REGULATION OF ARTERIAL STIFFNESS: CELLULAR, MOLECULAR AND NEUROGENIC MECHANISMS☆

The lasting legacy of Donald McDonald has been in the establishment of physiological and biophysical principles of the relation of blood pressure and flow in arteries. This relation is determined by physical properties of arteries, among which wall stiffness is a dominant parameter. Increased arterial stiffness leads to an increase in pulse pressure due to alterations in the capacitive properties of large arteries and the increase in pulse wave velocity, which leads to early return of reflected waves. While the haemodynamic and biophysical effects of arterial stiffness have been studied extensively and are well established, the underlying mechanisms responsible for the alteration of the structural properties of the arterial wall are not as well understood.
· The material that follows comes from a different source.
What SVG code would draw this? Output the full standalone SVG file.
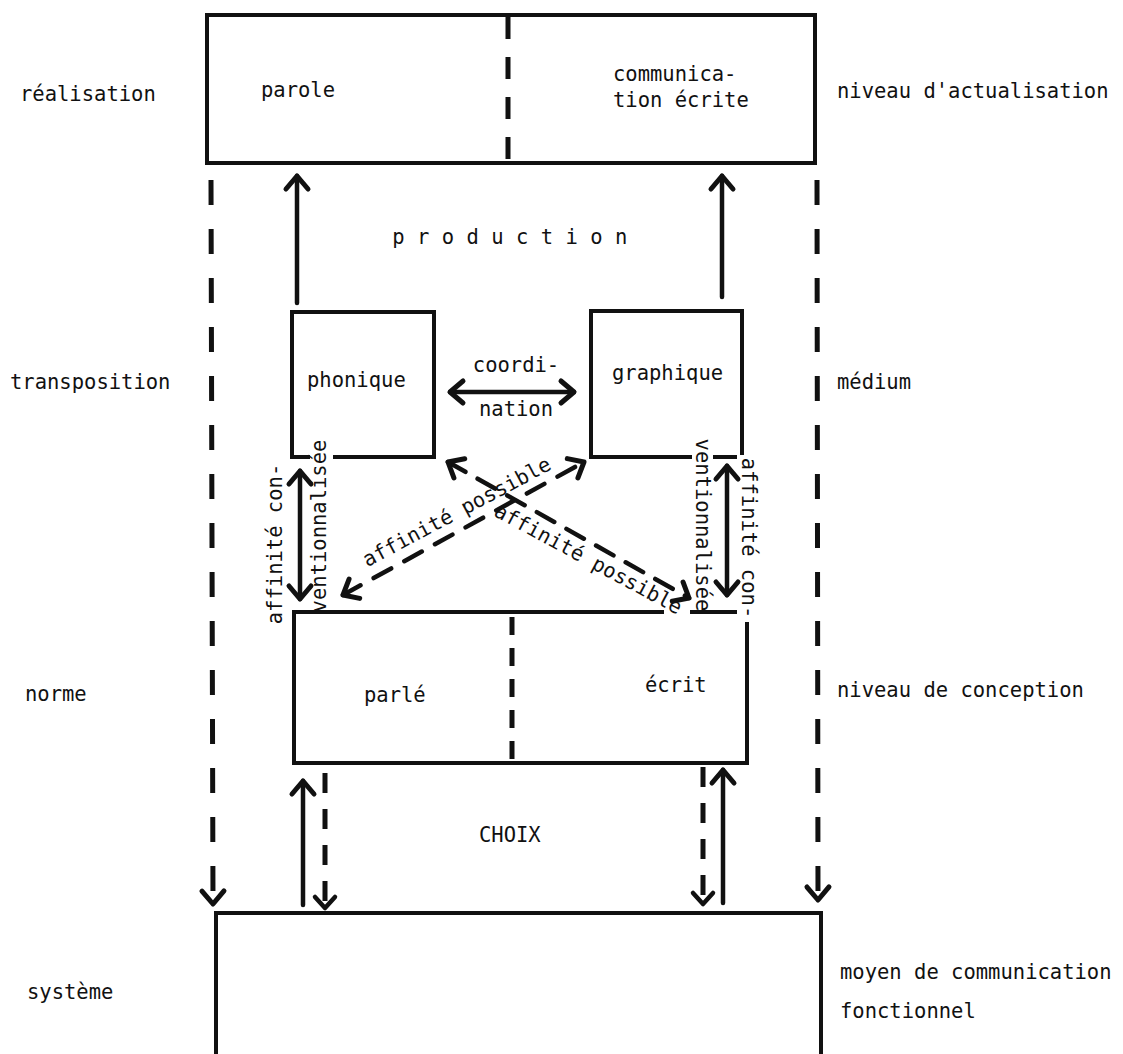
<svg xmlns="http://www.w3.org/2000/svg" width="1123" height="1054" viewBox="0 0 1123 1054">
<defs>
<style>
text { font-family: "DejaVu Sans Mono", "Liberation Mono", monospace; font-size: 20.5px; fill: #111; }
.box { fill: none; stroke: #111; stroke-width: 4; stroke-linejoin: miter; }
.ln { fill: none; stroke: #111; stroke-width: 4.5; stroke-linecap: round; }
.dl { fill: none; stroke: #111; stroke-width: 5; }
</style>
<marker id="ah" markerUnits="userSpaceOnUse" viewBox="-20 -16 26 32" markerWidth="26" markerHeight="32" refX="0" refY="0" orient="auto-start-reverse">
<path d="M-13,-11 L0,0 L-13,11" fill="none" stroke="#111" stroke-width="5" stroke-linecap="round" stroke-linejoin="round"/>
</marker>
<marker id="ahs" markerUnits="userSpaceOnUse" viewBox="-18 -14 24 28" markerWidth="24" markerHeight="28" refX="0" refY="0" orient="auto-start-reverse">
<path d="M-11,-10 L0,0 L-11,10" fill="none" stroke="#111" stroke-width="4.5" stroke-linecap="round" stroke-linejoin="round"/>
</marker>
</defs>
<rect x="0" y="0" width="1123" height="1054" fill="#fff"/>

<g id="labels">
<text x="20" y="101">réalisation</text>
<text x="837" y="98">niveau d'actualisation</text>
<text x="10" y="389">transposition</text>
<text x="837" y="389">médium</text>
<text x="25" y="701">norme</text>
<text x="837" y="697">niveau de conception</text>
<text x="27" y="999">système</text>
<text x="840" y="979">moyen de communication</text>
<text x="840" y="1018">fonctionnel</text>
<text x="516" y="244" text-anchor="middle" letter-spacing="12.4">production</text>
<text x="479" y="842">CHOIX</text>
</g>

<g id="node-realisation">
<rect class="box" x="207" y="15" width="608" height="148"/>
<line class="dl" x1="508" y1="17" x2="508" y2="161" stroke-dasharray="22 18"/>
<text x="261" y="97">parole</text>
<text x="613" y="81">communica-</text>
<text x="613" y="107">tion écrite</text>
</g>

<g id="node-phonique">
<path class="box" d="M310,457 H292 V312 H434 V457 H333"/>
<text x="307" y="387">phonique</text>
</g>

<g id="node-graphique">
<path class="box" d="M692,457 H591 V311 H742 V455"/>
<path class="box" d="M713,457 H737"/>
<text x="612" y="380">graphique</text>
</g>

<g id="node-norme">
<path class="box" d="M664,612 H294 V763 H747 V622"/>
<path class="box" d="M690,612 H737"/>
<line class="dl" x1="512" y1="617" x2="512" y2="763" stroke-dasharray="18 13"/>
<text x="364" y="702">parlé</text>
<text x="645" y="692">écrit</text>
</g>

<g id="node-systeme">
<path class="box" d="M216,1060 V913 H821 V1060"/>
</g>

<g id="connectors">
<line class="ln" x1="297" y1="303" x2="297" y2="176" marker-end="url(#ah)"/>
<line class="ln" x1="722" y1="297" x2="722" y2="176" marker-end="url(#ah)"/>
<line class="dl" x1="211" y1="180" x2="213" y2="904" stroke-dasharray="25 24" marker-end="url(#ah)"/>
<line class="dl" x1="817" y1="180" x2="818" y2="900" stroke-dasharray="25 24" marker-end="url(#ah)"/>
<line class="ln" x1="450" y1="392" x2="574" y2="392" marker-start="url(#ah)" marker-end="url(#ah)"/>
<line class="ln" x1="300" y1="471" x2="300" y2="599" marker-start="url(#ah)" marker-end="url(#ah)"/>
<line class="ln" x1="727" y1="466" x2="727" y2="595" marker-start="url(#ah)" marker-end="url(#ah)"/>
<line class="ln" x1="343" y1="595" x2="584" y2="462" stroke-dasharray="20 15" marker-start="url(#ah)" marker-end="url(#ah)"/>
<line class="ln" x1="448" y1="462" x2="689" y2="598" stroke-dasharray="20 14" marker-start="url(#ah)" marker-end="url(#ah)"/>
<line class="ln" x1="303" y1="905" x2="303" y2="781" marker-end="url(#ah)"/>
<line class="dl" x1="325" y1="773" x2="325" y2="908" stroke-dasharray="20 16" marker-end="url(#ahs)"/>
<line class="dl" x1="703" y1="767" x2="703" y2="904" stroke-dasharray="20 16" marker-end="url(#ahs)"/>
<line class="ln" x1="723" y1="903" x2="723" y2="770" marker-end="url(#ah)"/>
</g>

<g id="connector-labels">
<text x="516" y="372" text-anchor="middle">coordi-</text>
<text x="516" y="416" text-anchor="middle">nation</text>
<text transform="translate(282,544) rotate(-90)" text-anchor="middle">affinité con-</text>
<text transform="translate(326,526) rotate(-90)" text-anchor="middle">ventionnalisée</text>
<text transform="translate(696,525) rotate(90)" text-anchor="middle">ventionnalisée</text>
<text transform="translate(742,538) rotate(90)" text-anchor="middle">affinité con-</text>
<text transform="translate(460,518) rotate(-28)" text-anchor="middle">affinité possible</text>
<text transform="translate(585,565) rotate(28.3)" text-anchor="middle">affinité possible</text>
</g>
</svg>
Some potential mechanisms will be addressed in relation to the interaction of the cellular and acellular components and their effect on the structural integrity of the arterial wall. The modification of the smooth muscle cell to influence medial calcification and the endothelium-dependent nitric oxide pathways affecting the extracellular matrix through post-translational modification of proteins form part of positive feedback mechanisms in the regulation of arterial stiffness through cellular and molecular processes. This is further modulated by neurogenic effects on smooth muscle contractility affecting wall stiffness. While the passive effects on the arterial wall due to blood pressure and heart rate cannot be readily modified, uncovering cellular, molecular and neurogenic mechanisms regulating arterial stiffness can offer novel means to interrogate pathways leading to the detrimental effects of degeneration of arterial function and altered relation of pressure and flow.